GithubHelp home page GithubHelp logo

classicvalues / areweprivateyet Goto Github PK

View Code? Open in Web Editor NEW

This project forked from ghostery/areweprivateyet

0.0 1.0 0.0 57.58 MB

The crawler/analysis component of Are We Private Yet?

Home Page: http://www.areweprivateyet.com

License: Other

Java 100.00%

areweprivateyet's Introduction

Are We Private Yet?

This project is dedicated to automated recreation of Stanford's CIS Tracking the Trackers: Self-Help Tools study. This project extends certain feature counts as well, such as, total bandwidth, redirects, local storage, etc.

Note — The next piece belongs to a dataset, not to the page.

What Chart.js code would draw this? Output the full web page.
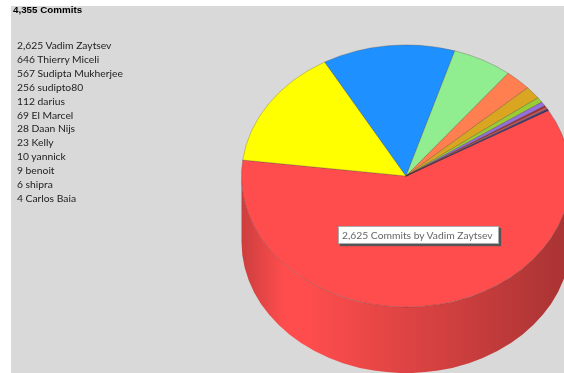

This project is separated broadly into three areas:

  • Firefox setup for the project
  • FourthParty extension
  • Crawler and Analysis utilities

The crawler is based on Selenium through Firefox WebDriver interface. Each run, while using an existing profile as a base is actually a separate anonymous profile for Firefox, and as such, the last thing crawler will do is copy the FourthParty sqlite database into a path defined at runtime.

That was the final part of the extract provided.